Photo of Professor Katz by Dewey Chang Photography
Associate Professor Ariel Katz (SJD 2005) has been honoured by the Canadian Association of Research Libraries (CARL) with the Award of Merit.
The award is conferred on individuals who have made an outstanding local, regional, or national contribution within an area of research librarianship and whose contributions have had broad and beneficial impact within the CARL community. CARL presented the award to Professor Katz and Howard Knopf, Counsel with Ridout and Maybee LLP, in recognition of their long-standing, dedicated work to defend educational fair dealing and a non-mandatory tariff regime in Canada.
CARL’s announcement highlighted the critical role that Professor Katz and Knopf played in defending universities’ rights to manage copyright, including guiding users’ exercise of fair dealing without being subject to a mandatory tariff regime by a copyright collective, and in defending user rights as a whole. CARL also emphasized their expertise, collaborative spirit, and dedication to the public good.
In 2011, Professor Katz and Knopf wrote an intervener factum on behalf of the Faculty of Law’s Centre for Innovation Law and Policy in Alberta (Education) v Access Copyright. Their factum was pivotal to the Supreme Court’s decision in that case, which affirmed the broad applicability of fair dealing in the educational context. In 2015, they intervened together — with then Professor David Lametti — in the 2015 Supreme Court of Canada CBC v. SODRAC case, which ruled that: "licences fixed by the [Copyright] Board do not have mandatory binding force over a user; the Board has the statutory authority to fix the terms of licences … but a user retains the ability to decide whether to become a licensee and operate pursuant to that licence, or to decline."
On July 30, 2021, the Supreme Court of Canada reaffirmed that holding in the York University v. Access Copyright case in favour of universities, and held that universities are not required to operate under the terms of tariffs approved by the Copyright Board and retain the freedom to clear their copyright obligations for literary works without involving Access Copyright. The ruling in the case quoted from the factum Knopf drafted for CARL and agreed with CARL’s main submissions.

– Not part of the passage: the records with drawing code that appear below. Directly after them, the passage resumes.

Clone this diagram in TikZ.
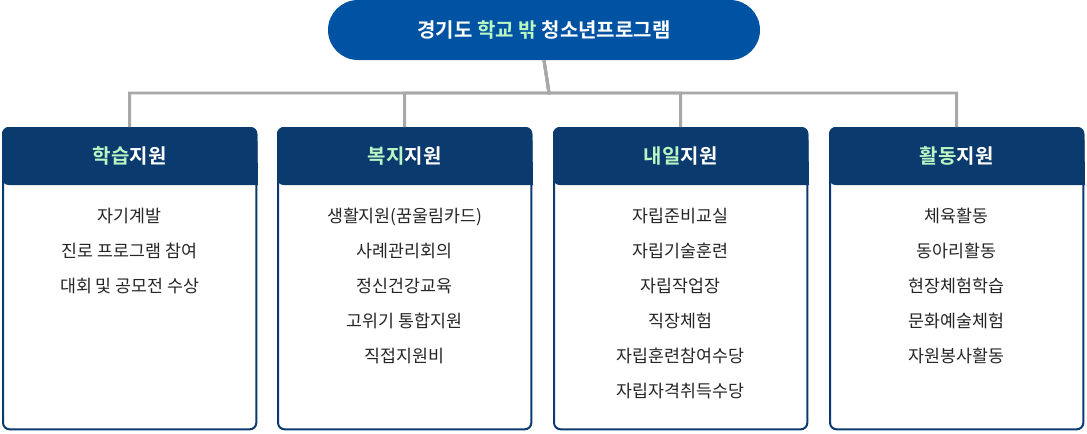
\documentclass[tikz,border=0pt]{standalone}
\usepackage{fontspec}
\newfontfamily\kr{Noto Sans CJK KR}
\newfontfamily\krb{Noto Sans CJK KR Bold}
\definecolor{pillblue}{HTML}{0052A3}
\definecolor{navy}{HTML}{0B3A6E}
\definecolor{mint}{HTML}{B9F6C4}
\definecolor{wire}{HTML}{A8A8A8}
\newcommand{\hl}[1]{\textcolor{mint}{#1}}
\begin{document}
\begin{tikzpicture}[x=0.75pt,y=-0.75pt]
    \tikzset{title/.style={rounded corners=22.5pt,fill=pillblue,text=white,minimum width=324pt,minimum height=45pt,font=\krb\fontsize{15}{18}\selectfont},
             card/.style={draw=navy,line width=1.5pt,rounded corners=5pt,fill=white,minimum width=190pt,minimum height=226pt,anchor=north west},
             head/.style={text=white,font=\krb\fontsize{15}{18}\selectfont},
             items/.style={align=center,anchor=north,font=\kr\fontsize{13}{26.25}\selectfont,text=black!85},
             wires/.style={draw=wire,line width=2.2pt}}
    \useasboundingbox (0,0) rectangle (1087,433);
    \node[title] (top) at (544,30) {경기도 \hl{학교 밖} 청소년프로그램};
    \coordinate (bus) at (549,93);
    \foreach \n/\x/\h/\b in {learn/2/{\hl{학습}지원}/{자기계발\\진로 프로그램 참여\\대회 및 공모전 수상},
                             care/277/{\hl{복지}지원}/{생활지원(꿈울림카드)\\사례관리회의\\정신건강교육\\고위기 통합지원\\직접지원비},
                             future/553/{\hl{내일}지원}/{자립준비교실\\자립기술훈련\\자립작업장\\직장체험\\자립훈련참여수당\\자립자격취득수당},
                             act/829/{\hl{활동}지원}/{체육활동\\동아리활동\\현장체험학습\\문화예술체험\\자원봉사활동}} {
        \node[card] (\n) at (\x,127) {};
        \fill[navy,rounded corners=5pt] (\n.north west) -- ++(0,58) [sharp corners] -- ++(256,0) [rounded corners=5pt] -- (\n.north east) -- cycle;
        \node[head] (\n-h) at ([yshift=-29pt*0.75/0.75*0.75]\n.north) {\h};
        \node[items] (\n-b) at ([yshift=-76pt*0.75]\n.north) {\b};
        \draw[wires] (top.south) -- (bus) -| (\n.north);
    }
\end{tikzpicture}
\end{document}
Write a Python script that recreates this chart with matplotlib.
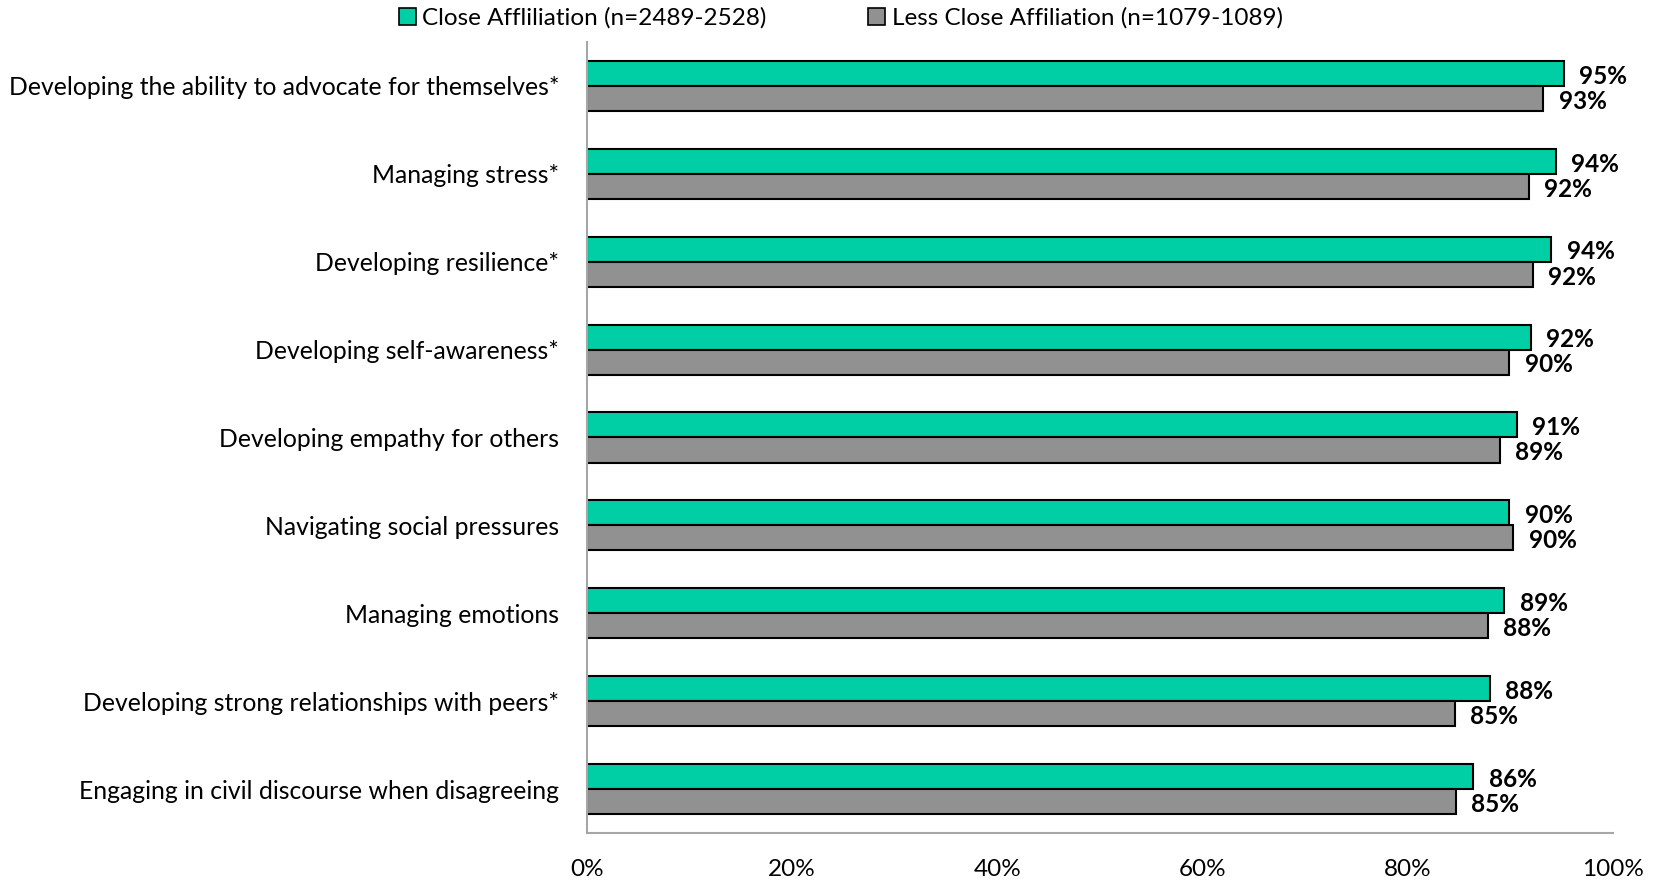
import matplotlib
matplotlib.use("Agg")
import matplotlib.pyplot as plt
import numpy as np
from matplotlib.patches import Patch

categories = [
    "Developing the ability to advocate for themselves*",
    "Managing stress*",
    "Developing resilience*",
    "Developing self-awareness*",
    "Developing empathy for others",
    "Navigating social pressures",
    "Managing emotions",
    "Developing strong relationships with peers*",
    "Engaging in civil discourse when disagreeing",
]
close_vals = [95.2, 94.4, 94.0, 92.0, 90.6, 89.9, 89.4, 88.0, 86.4]
less_close_vals = [93.2, 91.8, 92.2, 89.9, 89.0, 90.3, 87.8, 84.6, 84.7]
series_names = ["Close Affliliation (n=2489-2528)", "Less Close Affiliation (n=1079-1089)"]
xticks = [0, 20, 40, 60, 80, 100]

GREEN = "#00CFA5"
GRAY = "#919191"

plt.rcParams["font.family"] = ["Lato", "DejaVu Sans"]

fig = plt.figure(figsize=(16.55, 8.8), dpi=100)
ax = fig.add_axes([587 / 1655, 1 - 833 / 880, (1613 - 587) / 1655, (833 - 42) / 880])

y = np.arange(len(categories))
h = 0.285
ax.barh(y - h / 2, close_vals, height=h, color=GREEN, edgecolor="black", linewidth=1.5)
ax.barh(y + h / 2, less_close_vals, height=h, color=GRAY, edgecolor="black", linewidth=1.5)

for yi, v in zip(y, close_vals):
    ax.annotate(f"{v:.0f}%", (v, yi - h / 2), xytext=(11, -2), textcoords="offset points",
                ha="left", va="center", fontsize=17.5, fontweight="bold")
for yi, v in zip(y, less_close_vals):
    ax.annotate(f"{v:.0f}%", (v, yi + h / 2), xytext=(11, -2), textcoords="offset points",
                ha="left", va="center", fontsize=17.5, fontweight="bold")

ax.set_xlim(0, 100)
ax.set_ylim(len(categories) - 0.5, -0.5)
ax.set_yticks(y)
ax.set_yticklabels(categories, fontsize=17.8)
ax.set_xticks(xticks)
ax.set_xticklabels([f"{t}%" for t in xticks], fontsize=17.5)
ax.tick_params(axis="both", length=0)
ax.tick_params(axis="y", pad=20)
ax.tick_params(axis="x", pad=18.5)

for side in ["top", "right"]:
    ax.spines[side].set_visible(False)
for side in ["left", "bottom"]:
    ax.spines[side].set_color("#A6A6A6")
    ax.spines[side].set_linewidth(1.5)

handles = [Patch(facecolor=GREEN, edgecolor="black", linewidth=1.2),
           Patch(facecolor=GRAY, edgecolor="black", linewidth=1.2)]
fig.legend(handles, series_names, loc="upper center", bbox_to_anchor=(0.508, 1.0), ncol=2,
           frameon=False, fontsize=17.5, handlelength=0.7, handleheight=0.7,
           handletextpad=0.25, columnspacing=4.2, borderaxespad=0.1, borderpad=0.2)

fig.savefig("out.png", dpi=100)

The ruling also relied heavily on Professor Katz’s writings as an academic and submissions as an intervener in that case.
“Congratulations to Professor Katz on this recognition, which speaks to the impact of his research and policy recommendations,” said Jutta Brunnée, dean of the Faculty of Law, University Professor and James Marshall Tory Dean’s Chair.
Katz teaches courses on intellectual property, constitutional law, and the intersection of competition law and intellectual property.